> _Collected data_
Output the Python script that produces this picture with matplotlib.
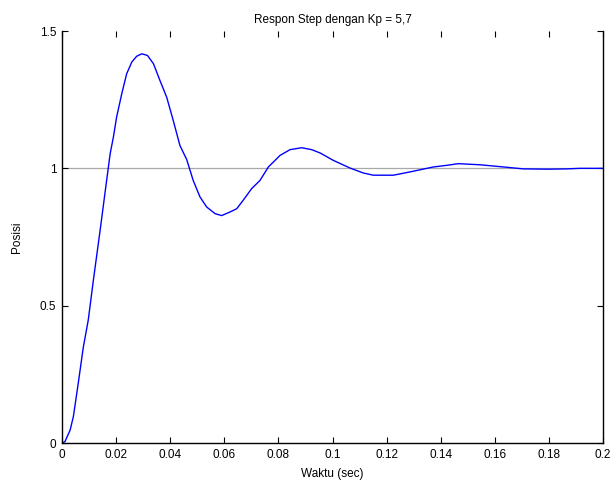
import matplotlib
matplotlib.use("Agg")
import matplotlib.pyplot as plt

plt.rcParams['font.family'] = ['Liberation Sans', 'DejaVu Sans']

t = [0, 0.0011, 0.003, 0.0042, 0.006, 0.0079, 0.0097, 0.0116, 0.0141, 0.0165,
     0.0178, 0.019, 0.0202, 0.0221, 0.0239, 0.0258, 0.0276, 0.0295, 0.0316,
     0.0338, 0.0362, 0.0387, 0.0411, 0.0436, 0.0461, 0.0485, 0.051, 0.0535,
     0.0566, 0.059, 0.0621, 0.0646, 0.067, 0.0701, 0.0732, 0.0763, 0.0806,
     0.0843, 0.0886, 0.0923, 0.0954, 0.1003, 0.1065, 0.1114, 0.1151, 0.1225,
     0.1287, 0.1373, 0.1423, 0.1465, 0.1545, 0.1632, 0.1706, 0.18, 0.1866,
     0.1915, 0.2]
y = [0, 0.005, 0.047, 0.096, 0.217, 0.35, 0.447, 0.593, 0.775, 0.956,
     1.053, 1.114, 1.187, 1.272, 1.344, 1.387, 1.408, 1.417, 1.411,
     1.381, 1.32, 1.259, 1.175, 1.083, 1.032, 0.956, 0.896, 0.859,
     0.835, 0.828, 0.841, 0.853, 0.884, 0.926, 0.956, 1.005, 1.047,
     1.068, 1.075, 1.068, 1.056, 1.029, 1.001, 0.983, 0.975, 0.975,
     0.987, 1.005, 1.011, 1.017, 1.013, 1.005, 0.998, 0.997, 0.998,
     1.0, 1.0]

xticks = [0, 0.02, 0.04, 0.06, 0.08, 0.1, 0.12, 0.14, 0.16, 0.18, 0.2]
xticklabels = ['0', '0.02', '0.04', '0.06', '0.08', '0.1', '0.12', '0.14', '0.16', '0.18', '0.2']
yticks = [0, 0.5, 1, 1.5]
yticklabels = ['0', '0.5', '1', '1.5']
ref_level = 1.0

fig = plt.figure(figsize=(6.14, 4.94), dpi=100)
ax = fig.add_axes([62/614, 51/494, 541/614, 412/494])
ax.axhline(ref_level, color='#a8a8a8', lw=0.9, zorder=1)
ax.plot(t, y, color='#0000ff', lw=1.0, zorder=2)
ax.set_xlim(0, 0.2)
ax.set_ylim(0, 1.5)
ax.set_xticks(xticks)
ax.set_xticklabels(xticklabels)
ax.set_yticks(yticks)
ax.set_yticklabels(yticklabels)
ax.tick_params(direction='in', length=4, width=0.8, top=True, right=True,
               labelsize=8.5, colors='black', pad=4)
ax.spines['top'].set_visible(False)
for s in ['left', 'bottom', 'right']:
    ax.spines[s].set_linewidth(1.0)
ax.set_title('Respon Step dengan Kp = 5,7', fontsize=8.5, pad=6)
ax.set_xlabel('Waktu (sec)', fontsize=8.5, labelpad=5)
ax.set_ylabel('Posisi', fontsize=8.5, labelpad=12)
fig.savefig('out.png', dpi=100)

> _Task details_
Leave out the pictures and repeat the lines from the start of the material through the line with "plt.rcParams['font.family'] = ['Liberation", inclusive.

> _The answer_
Output the Python script that produces this picture with matplotlib.
import matplotlib
matplotlib.use("Agg")
import matplotlib.pyplot as plt

plt.rcParams['font.family'] = ['Liberation Sans', 'DejaVu Sans']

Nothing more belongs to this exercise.